M: ortak zevklerimiz var demek ki? ama sen al. belli ki zor karar veriyorsun.
A: yok ondan değil. yani seçenek çok olunca insan karar vermekte güçlük çekiyor.
M: evet, ben de öyle tahmin etmiştim. şuradaki genç, esmer kızın yanındaki... şimdi ismini hatırlayamadım. yarım saattir senden söz ediyor. yazar olduğunu söyledi. büyük hayranın. hakkında baya bir şey öğrendim.
A: kitabı daha basılmamış bir yazar. umarım hayal kırıklığına uğratmadım seni.
M: bilmem... şimdilik eşyalarla konuşan, cep telefonu kullanmayan ve otelde yaşayan bir adam... hiç fena görünmüyor.
A: o zaman ben size bir şarap ikram edeyim. bana soracak olursan sen beyaz içiyorsundur.
M: öyle olsun.
A: ya sen kız tarafı mısın erkek tarafı mı?
M: ikisi de değil aslında...
A: eee ne işin var burada?
M: beni senin için gönderdiler; yukarıdan...

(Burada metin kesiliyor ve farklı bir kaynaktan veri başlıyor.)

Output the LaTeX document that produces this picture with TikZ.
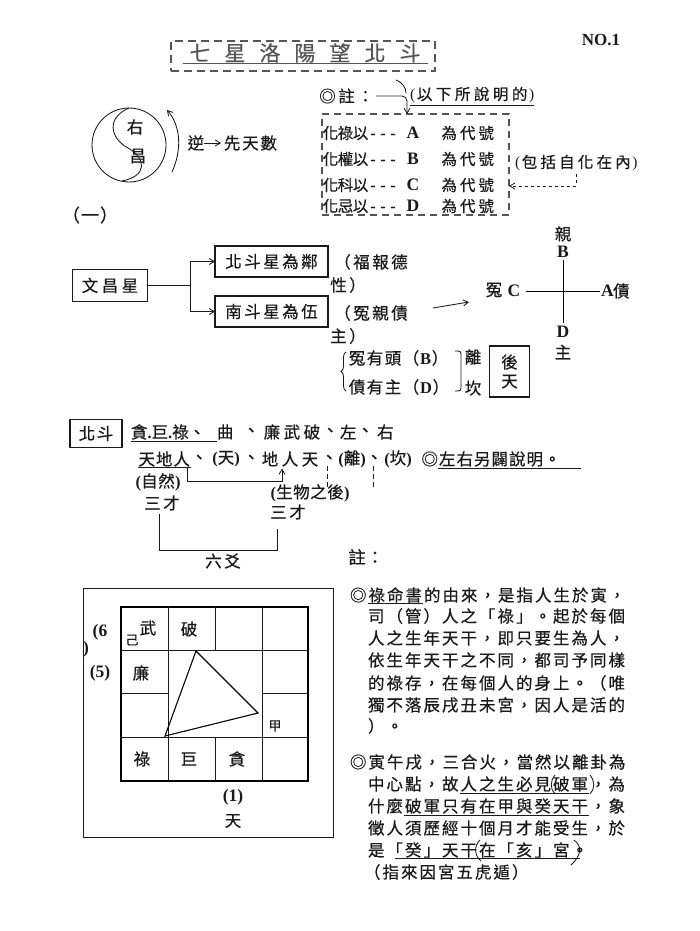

M: sence ben bocalıyormuş gibi mi görünüyorum?
A: yani... yani diyelim ki bir gün bara geldiğinde beni bir kadınla oynaşırken gördün. o zaman ne yaparsın? normal mi karşılarsın?
M: evet. gerçi bir daha yüzümü göremezsin, o ayrı.
A: bak... hem normal karşılıyorsun hem de bir daha yüzünü göstermiyorsun...
M: ne alakası var canım? bir şeyin kalbini kırması için illa yanlış olması gerekmez ki?
A: bir şeyin kalbini kırması için illa yanlış olması gerekmez ki?
M: gelmeyecek misin?
M: çay içer misin?
A: birini mi bekliyorsun?
M: her zaman yanımda fazladan bir bardak taşırım. hayat... ne olacağı belli olmaz.
M: değişmişsin?
A: nasıl değişmişim?
M: halin, tavrın değişmiş. ama iyi görünüyorsun.
A: bunun için kendini tebrik edebilirsin.
A: beni niye bırakıp gittin müzeyyen?
M: elimde değildi. kendime engel olamadım. ona aşıktım. seni üzmek istemezdim ama kendimden de vazgeçemedim.
A: değdi mi peki?
M: mesele bu değil ki. yaşamam gerekiyordu yaşadım. ama biliyorsun işte... bitiyor en nihayetinde her şey gibi.
A: bitiyor...
A: çay için teşekkürler.
M: gitme. lütfen. lütfen...
M: diyelim ki gitmedim. seninle beraber olmaya devam ettik. ne değişecekti? ne yapacaktık?
A: sevişirdik.
M: başka?
A: sabahları beraber uyanırdık. ben senden önce kalkardım. senin uyuyuşunu izlerdim. sonra sen uyanırdın. bana gülümserdin.
M: sonra?
A: sonra, sabahları çayı tek şekerli içtiğini, günün diğer saatlerinde şekersiz içtiğini biliyor olurdum. o ilk şekeri ben atardım çayına. zarifçe eritişini izlerdim.
M: sonra?
A: sonra... en çok boynundan öpülmeyi sevdiğini biliyor olurdum.
M: güzelmiş.
A: sonra dışarı çıkardık. dışarıda yağmur yağıyor olurdu. biz şemsiyeyi almazdık. sırılsıklam olurduk. sonra sen bana sokulurdun. ama saçağın altına hiç girmezdik. sonra sen üşütürdün. ayakların buz gibi olurdu. ben sana en sevdiğin o mavi çoraplarını getirirdim. sonra bayramları babaannenin mezarını ziyarete giderdik.
M: gider miydik gerçekten?
A: hayatta en sevdiğin kadın için ağlayışını izlerdim senin. hiçbir şey yapmazdım. gözyaşlarını silmezdim, seni teselli etmezdim. orada öylece ağlayışını izlerdim senin. başka insanların mezarlarının arasında dolaşarak, hayatın ne kadar şahane bir şey olduğunu düşünürdüm. sonra... sonra hiçbir şey yapmazdık. öylece otururduk. çok bilinmeyenli bu sorunun yanıtını arardık. hayat bizi yalancı çıkarana dek, bulduğumuz cevapları doğru sanırdık.
M: o zaman... bir çay daha içelim mi?
A: daha fazla çay içmek istemiyorum ben.